Code that draws figures
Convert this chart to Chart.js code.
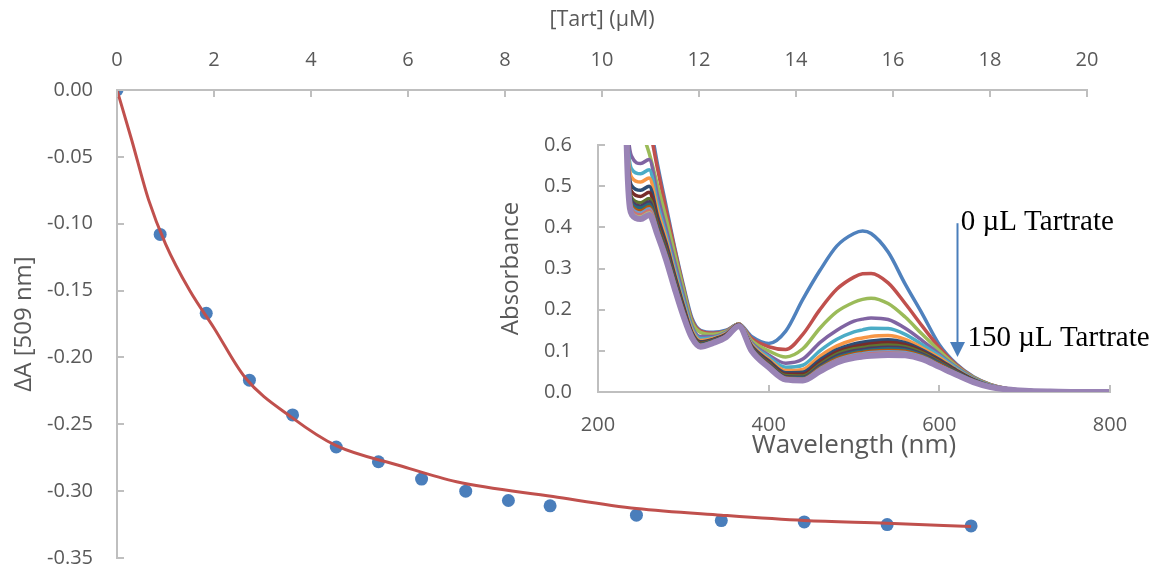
<!DOCTYPE html>
<html>
<head>
<meta charset="utf-8">
<script src="https://cdn.jsdelivr.net/npm/chart.js@4.4.0/dist/chart.umd.min.js"></script>
<style>
  body { margin: 0; background: #fff; }
  #wrap { position: relative; width: 1153px; height: 569px; background: #fff; }
  #mainChart { position: absolute; left: 0; top: 0; }
  #insetChart { position: absolute; left: 480px; top: 120px; }
</style>
</head>
<body>
<div id="wrap">
  <canvas id="mainChart" width="1153" height="569"></canvas>
  <canvas id="insetChart" width="673" height="350"></canvas>
</div>
<script>
// titration points: [Tart] (uM) vs dA at 509 nm
var tart = [0, 0.89, 1.84, 2.73, 3.62, 4.52, 5.39, 6.28, 7.19, 8.07, 8.93, 10.71, 12.46, 14.17, 15.88, 17.61];
var dA = [0, -0.108, -0.167, -0.217, -0.243, -0.267, -0.278, -0.291, -0.300, -0.307, -0.311, -0.318, -0.322, -0.323, -0.325, -0.326];

// fitted curve
var fitX = [0, 0.3, 0.65, 1.0, 1.5, 2.0, 2.64, 3.61, 4.52, 5.84, 7.0, 8.99, 10.71, 12.46, 14.17, 15.88, 17.61];
var fitY = [0, -0.037, -0.082, -0.115, -0.150, -0.178, -0.215, -0.245, -0.266, -0.281, -0.293, -0.304, -0.313, -0.318, -0.322, -0.324, -0.3265];

// inset spectra
var wavelength = [230, 235, 240, 250, 260, 270, 280, 290, 300, 310, 320, 335, 350, 365, 380, 400, 420, 440, 460, 480, 500, 510, 520, 540, 560, 580, 600, 620, 640, 660, 680, 700, 730, 760, 800];
var abs0   = [1.00, 0.85, 0.76, 0.72, 0.66, 0.55, 0.45, 0.35, 0.26, 0.18, 0.15, 0.145, 0.15, 0.165, 0.135, 0.118, 0.148, 0.225, 0.295, 0.355, 0.385, 0.391, 0.385, 0.34, 0.262, 0.19, 0.115, 0.068, 0.037, 0.018, 0.008, 0.004, 0.001, 0, 0];
var abs10  = [1.00, 0.84, 0.74, 0.68, 0.64, 0.54, 0.44, 0.345, 0.255, 0.175, 0.148, 0.143, 0.148, 0.165, 0.13, 0.11, 0.103, 0.14, 0.2, 0.25, 0.279, 0.287, 0.288, 0.265, 0.215, 0.16, 0.108, 0.066, 0.036, 0.018, 0.008, 0.004, 0.001, 0, 0];
var abs20  = [0.98, 0.80, 0.70, 0.64, 0.58, 0.50, 0.42, 0.335, 0.25, 0.17, 0.145, 0.14, 0.147, 0.165, 0.125, 0.10, 0.085, 0.105, 0.155, 0.195, 0.218, 0.225, 0.228, 0.215, 0.182, 0.14, 0.10, 0.063, 0.035, 0.017, 0.008, 0.004, 0.001, 0, 0];
var abs30  = [0.95, 0.64, 0.57, 0.555, 0.565, 0.475, 0.395, 0.315, 0.235, 0.16, 0.135, 0.135, 0.145, 0.165, 0.12, 0.09, 0.07, 0.08, 0.12, 0.15, 0.172, 0.177, 0.18, 0.176, 0.155, 0.125, 0.092, 0.06, 0.033, 0.016, 0.008, 0.004, 0.001, 0, 0];
var abs40  = [0.94, 0.61, 0.54, 0.53, 0.54, 0.455, 0.38, 0.30, 0.225, 0.155, 0.13, 0.132, 0.143, 0.165, 0.117, 0.085, 0.06, 0.065, 0.10, 0.128, 0.146, 0.151, 0.155, 0.154, 0.14, 0.115, 0.088, 0.058, 0.032, 0.016, 0.007, 0.003, 0.001, 0, 0];
var abs50  = [0.93, 0.59, 0.52, 0.51, 0.52, 0.44, 0.37, 0.29, 0.215, 0.15, 0.125, 0.13, 0.142, 0.165, 0.115, 0.08, 0.052, 0.055, 0.087, 0.112, 0.127, 0.131, 0.135, 0.137, 0.128, 0.107, 0.083, 0.055, 0.031, 0.015, 0.007, 0.003, 0.001, 0, 0];
var abs60  = [0.92, 0.57, 0.50, 0.49, 0.50, 0.425, 0.36, 0.283, 0.21, 0.145, 0.122, 0.128, 0.14, 0.164, 0.112, 0.076, 0.047, 0.048, 0.078, 0.103, 0.117, 0.121, 0.124, 0.127, 0.12, 0.102, 0.079, 0.053, 0.03, 0.015, 0.007, 0.003, 0.001, 0, 0];
var abs70  = [0.91, 0.56, 0.485, 0.475, 0.485, 0.415, 0.352, 0.277, 0.205, 0.142, 0.12, 0.127, 0.139, 0.164, 0.11, 0.073, 0.043, 0.043, 0.072, 0.097, 0.11, 0.114, 0.117, 0.12, 0.115, 0.098, 0.076, 0.051, 0.029, 0.014, 0.007, 0.003, 0.001, 0, 0];
var abs80  = [0.90, 0.55, 0.47, 0.46, 0.47, 0.405, 0.345, 0.272, 0.20, 0.14, 0.118, 0.126, 0.138, 0.163, 0.108, 0.07, 0.04, 0.039, 0.067, 0.092, 0.105, 0.108, 0.111, 0.114, 0.11, 0.095, 0.073, 0.049, 0.028, 0.014, 0.006, 0.003, 0.001, 0, 0];
var abs90  = [0.90, 0.545, 0.462, 0.452, 0.462, 0.40, 0.34, 0.268, 0.197, 0.138, 0.116, 0.125, 0.137, 0.163, 0.106, 0.068, 0.037, 0.036, 0.063, 0.088, 0.10, 0.103, 0.106, 0.109, 0.106, 0.092, 0.071, 0.048, 0.027, 0.013, 0.006, 0.003, 0.001, 0, 0];
var abs100 = [0.90, 0.54, 0.456, 0.447, 0.456, 0.396, 0.336, 0.265, 0.195, 0.137, 0.115, 0.124, 0.136, 0.162, 0.105, 0.066, 0.035, 0.034, 0.06, 0.084, 0.096, 0.099, 0.102, 0.105, 0.102, 0.089, 0.069, 0.047, 0.027, 0.013, 0.006, 0.003, 0.001, 0, 0];
var abs110 = [0.90, 0.535, 0.45, 0.44, 0.45, 0.392, 0.332, 0.262, 0.193, 0.136, 0.114, 0.123, 0.136, 0.162, 0.104, 0.065, 0.034, 0.032, 0.058, 0.081, 0.093, 0.096, 0.099, 0.101, 0.099, 0.087, 0.067, 0.046, 0.026, 0.013, 0.006, 0.003, 0.001, 0, 0];
var abs120 = [0.90, 0.53, 0.445, 0.435, 0.445, 0.388, 0.328, 0.259, 0.191, 0.135, 0.113, 0.122, 0.135, 0.162, 0.103, 0.063, 0.033, 0.031, 0.056, 0.078, 0.09, 0.093, 0.096, 0.098, 0.096, 0.085, 0.065, 0.045, 0.026, 0.013, 0.006, 0.003, 0.001, 0, 0];
var abs130 = [0.90, 0.525, 0.44, 0.43, 0.44, 0.385, 0.325, 0.256, 0.189, 0.134, 0.112, 0.121, 0.135, 0.161, 0.102, 0.062, 0.032, 0.03, 0.054, 0.076, 0.087, 0.09, 0.093, 0.095, 0.093, 0.083, 0.064, 0.044, 0.025, 0.012, 0.006, 0.003, 0.001, 0, 0];
var abs140 = [0.90, 0.52, 0.435, 0.425, 0.435, 0.382, 0.322, 0.253, 0.187, 0.133, 0.111, 0.12, 0.134, 0.161, 0.101, 0.061, 0.031, 0.029, 0.052, 0.074, 0.085, 0.088, 0.09, 0.092, 0.091, 0.081, 0.062, 0.043, 0.025, 0.012, 0.006, 0.003, 0.001, 0, 0];
var abs150 = [0.90, 0.515, 0.43, 0.42, 0.43, 0.38, 0.32, 0.25, 0.185, 0.132, 0.11, 0.119, 0.133, 0.16, 0.10, 0.06, 0.03, 0.028, 0.05, 0.072, 0.083, 0.086, 0.088, 0.09, 0.089, 0.08, 0.061, 0.042, 0.024, 0.012, 0.006, 0.003, 0.001, 0, 0];

var spectra = [abs0, abs10, abs20, abs30, abs40, abs50, abs60, abs70, abs80, abs90, abs100, abs110, abs120, abs130, abs140, abs150];
var spectraColors = ['#4F81BD', '#C0504D', '#9BBB59', '#8064A2', '#4BACC6', '#F79646', '#2C4D75', '#772C2A',
                     '#5F7530', '#4D3B62', '#276A7C', '#B65708', '#729ACA', '#CD7371', '#AFC97A', '#9983B5'];

var axisColor = '#BFBFBF';
var textColor = '#595959';
var uiFont = 'Open Sans';

function pts(xs, ys) {
   return xs.map(function(x, i) { return { x: x, y: ys[i] }; });
}

// Excel style tick marks pointing into the plot
function inTicks(xSide) {
   return {
      id: 'inTicks',
      afterDraw: function(chart) {
         var ctx = chart.ctx, a = chart.chartArea;
         var xs = chart.scales.x, ys = chart.scales.y;
         ctx.save();
         ctx.strokeStyle = axisColor;
         ctx.lineWidth = 2;
         ctx.beginPath();
         xs.ticks.forEach(function(t, i) {
            var px = Math.round(xs.getPixelForTick(i));
            var y0 = xSide === 'top' ? a.top : a.bottom;
            var y1 = xSide === 'top' ? a.top + 7 : a.bottom - 7;
            ctx.moveTo(px, y0);
            ctx.lineTo(px, y1);
         });
         ys.ticks.forEach(function(t, i) {
            var py = Math.round(ys.getPixelForTick(i));
            ctx.moveTo(a.left, py);
            ctx.lineTo(a.left + 7, py);
         });
         ctx.stroke();
         ctx.restore();
      }
   };
}

// main chart
var mainCtx = document.getElementById('mainChart').getContext('2d');
new Chart(mainCtx, {
   type: 'scatter',
   data: {
      datasets: [{
         data: pts(fitX, fitY),
         showLine: true,
         borderColor: '#C0504D',
         borderWidth: 3,
         pointRadius: 0,
         cubicInterpolationMode: 'monotone'
      }, {
         data: pts(tart, dA),
         backgroundColor: '#4A7EBB',
         borderColor: '#4A7EBB',
         pointRadius: 6.5,
         pointBorderWidth: 0
      }]
   },
   options: {
      responsive: false,
      animation: false,
      devicePixelRatio: 1,
      layout: { padding: { left: 0, top: 0, right: 66, bottom: 11 } },
      plugins: { legend: { display: false }, tooltip: { enabled: false } },
      scales: {
         x: {
            type: 'linear',
            position: 'top',
            min: 0, max: 20,
            grid: { display: false, drawTicks: false },
            border: { color: axisColor, width: 2 },
            ticks: { stepSize: 2, color: textColor, font: { family: uiFont, size: 20 }, padding: 18, maxRotation: 0 },
            title: { display: true, text: '[Tart] (µM)', color: textColor, font: { family: uiFont, size: 21.5 }, padding: { top: 7, bottom: 0 } },
            afterFit: function(s) { s.height = 90; }
         },
         y: {
            min: -0.35, max: 0,
            grid: { display: false, drawTicks: false },
            border: { color: axisColor, width: 2 },
            ticks: {
               stepSize: 0.05, color: textColor, font: { family: uiFont, size: 20 }, padding: 24,
               callback: function(v) { return v.toFixed(2); }
            },
            title: { display: true, text: 'ΔA [509 nm]', color: textColor, font: { family: uiFont, size: 24 }, padding: { top: 10, bottom: 0 } },
            afterFit: function(s) { s.width = 117; s.paddingTop = 0; s.paddingBottom = 0; }
         }
      }
   },
   plugins: [inTicks('top')]
});

// arrow + labels on the inset
var arrowNote = {
   id: 'arrowNote',
   afterDraw: function(chart) {
      var ctx = chart.ctx, xs = chart.scales.x, ys = chart.scales.y;
      var ax = Math.round(xs.getPixelForValue(621)) + 0.5;
      var yTop = ys.getPixelForValue(0.41);
      var yTip = ys.getPixelForValue(0.085);
      ctx.save();
      ctx.strokeStyle = '#4A7EBB';
      ctx.fillStyle = '#4A7EBB';
      ctx.lineWidth = 2;
      ctx.beginPath();
      ctx.moveTo(ax, yTop);
      ctx.lineTo(ax, yTip - 12);
      ctx.stroke();
      ctx.beginPath();
      ctx.moveTo(ax - 7.5, yTip - 15);
      ctx.lineTo(ax + 7.5, yTip - 15);
      ctx.lineTo(ax, yTip);
      ctx.closePath();
      ctx.fill();
      ctx.fillStyle = '#000';
      ctx.font = '29px "Liberation Serif"';
      ctx.textBaseline = 'middle';
      ctx.fillText('0 µL Tartrate', xs.getPixelForValue(625), ys.getPixelForValue(0.413));
      ctx.fillText('150 µL Tartrate', xs.getPixelForValue(633), ys.getPixelForValue(0.13));
      ctx.restore();
   }
};

var insetCtx = document.getElementById('insetChart').getContext('2d');
new Chart(insetCtx, {
   type: 'line',
   data: {
      datasets: spectra.map(function(s, i) {
         return {
            data: pts(wavelength, s),
            borderColor: spectraColors[i],
            borderWidth: i === spectra.length - 1 ? 6 : 3.5,
            pointRadius: 0,
            cubicInterpolationMode: 'monotone',
            order: spectra.length - i
         };
      })
   },
   options: {
      responsive: false,
      animation: false,
      devicePixelRatio: 1,
      layout: { padding: { left: 0, top: 25, right: 43, bottom: 0 } },
      plugins: { legend: { display: false }, tooltip: { enabled: false } },
      scales: {
         x: {
            type: 'linear',
            min: 200, max: 800,
            grid: { display: false, drawTicks: false },
            border: { color: axisColor, width: 2 },
            ticks: { stepSize: 200, color: textColor, font: { family: uiFont, size: 20 }, padding: 21, maxRotation: 0 },
            title: { display: true, text: 'Wavelength (nm)', color: textColor, font: { family: uiFont, size: 26 }, padding: { top: 0, bottom: 9 } },
            afterFit: function(s) { s.height = 78; }
         },
         y: {
            min: 0, max: 0.6,
            grid: { display: false, drawTicks: false },
            border: { color: axisColor, width: 2 },
            ticks: {
               stepSize: 0.1, color: textColor, font: { family: uiFont, size: 20 }, padding: 26,
               callback: function(v) { return v.toFixed(1); }
            },
            title: { display: true, text: 'Absorbance', color: textColor, font: { family: uiFont, size: 24 }, padding: { top: 17, bottom: 0 } },
            afterFit: function(s) { s.width = 118; s.paddingTop = 0; s.paddingBottom = 0; }
         }
      }
   },
   plugins: [inTicks('bottom'), arrowNote]
});
</script>
</body>
</html>
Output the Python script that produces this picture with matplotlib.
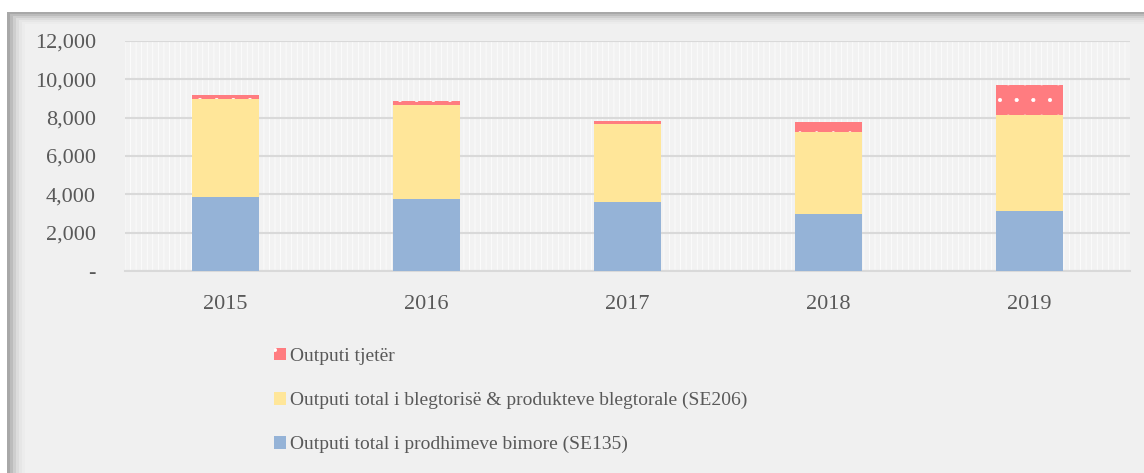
import numpy as np
import matplotlib
matplotlib.use('Agg')
from matplotlib import pyplot as plt
from matplotlib.patches import Rectangle, Patch
from matplotlib.ticker import FuncFormatter

years = ['2015', '2016', '2017', '2018', '2019']
crops = [3870, 3760, 3600, 2990, 3150]          # SE135
livestock = [5120, 4900, 4070, 4260, 4990]      # SE206
other = [170, 190, 160, 510, 1560]

labels = ['Outputi total i prodhimeve bimore (SE135)',
          'Outputi total i blegtorisë & produkteve blegtorale (SE206)',
          'Outputi tjetër']
colors = ['#95b3d7', '#ffe699', '#ff7c80']

plt.rcParams['font.family'] = ['Liberation Serif', 'DejaVu Serif']
plt.rcParams['hatch.linewidth'] = 0.5
text_col = '#595959'

fig = plt.figure(figsize=(11.44, 4.73), dpi=100)
fig.patch.set_facecolor('white')

# panel with a soft shadow on the top and left edges
px, py = 7 / 1144, 12 / 473
shades = ['#a8a8a8', '#bcbcbc', '#cecece', '#dcdcdc', '#e6e6e6', '#ececec']
for i, c in enumerate(shades):
    fig.patches.append(Rectangle((px + i * 3 / 1144, 0), 1, 1 - py - i * 2 / 473,
                                 transform=fig.transFigure, facecolor=c,
                                 edgecolor='none', zorder=-10 + i))
fig.patches.append(Rectangle((px + 18 / 1144, 0), 1, 1 - py - 12 / 473,
                             transform=fig.transFigure, facecolor='#f0f0f0',
                             edgecolor='none', zorder=-3))

ax = fig.add_axes([125 / 1144, 1 - 271 / 473, 1005 / 1144, 230 / 473])
ax.set_facecolor('#f7f7f7')
ax.add_patch(Rectangle((0, 0), 1, 1, transform=ax.transAxes, facecolor='#f2f2f2',
                       edgecolor='white', hatch='|||', linewidth=0, zorder=0))

x = np.arange(len(years))
w = 0.333
crops = np.array(crops)
livestock = np.array(livestock)
other = np.array(other)

ax.bar(x, crops, width=w, color=colors[0], zorder=3)
ax.bar(x, livestock, width=w, bottom=crops, color=colors[1], zorder=3)
ax.bar(x, other, width=w, bottom=crops + livestock, color=colors[2],
       edgecolor='white', linewidth=0, hatch='.', zorder=3)

ax.set_xlim(-0.5, 4.5)
ax.set_ylim(0, 12000)
ax.set_yticks(np.arange(0, 12001, 2000))
ax.yaxis.set_major_formatter(FuncFormatter(lambda v, p: '-' if v == 0 else '{:,.0f}'.format(v)))
ax.set_xticks(x)
ax.set_xticklabels(years)
ax.grid(axis='y', color='#d9d9d9', linewidth=1.5, zorder=1)
ax.set_axisbelow(False)
for s in ['top', 'right', 'left']:
    ax.spines[s].set_visible(False)
ax.spines['bottom'].set_color('#d9d9d9')
ax.spines['bottom'].set_linewidth(1.5)
ax.tick_params(length=0, labelsize=16, colors=text_col)
ax.tick_params(axis='x', pad=17)
ax.tick_params(axis='y', pad=21)

handles = [Patch(facecolor=colors[2], edgecolor='white', linewidth=0, hatch='.'),
           Patch(facecolor=colors[1]),
           Patch(facecolor=colors[0])]
fig.legend(handles, [labels[2], labels[1], labels[0]], loc='upper left',
           bbox_to_anchor=(256 / 1144, 1 - 330 / 473), frameon=False,
           fontsize=14, labelcolor=text_col, handlelength=0.65, handleheight=0.65,
           handletextpad=0.2, labelspacing=1.38)

plt.savefig('out.png', dpi=100, facecolor=fig.get_facecolor())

*WHAT THE TASK REQUIRES*
Please list every line of the records that contains "this".

*RESPONSE*
Convert this chart to Chart.js code.
Output the Python script that produces this picture with matplotlib.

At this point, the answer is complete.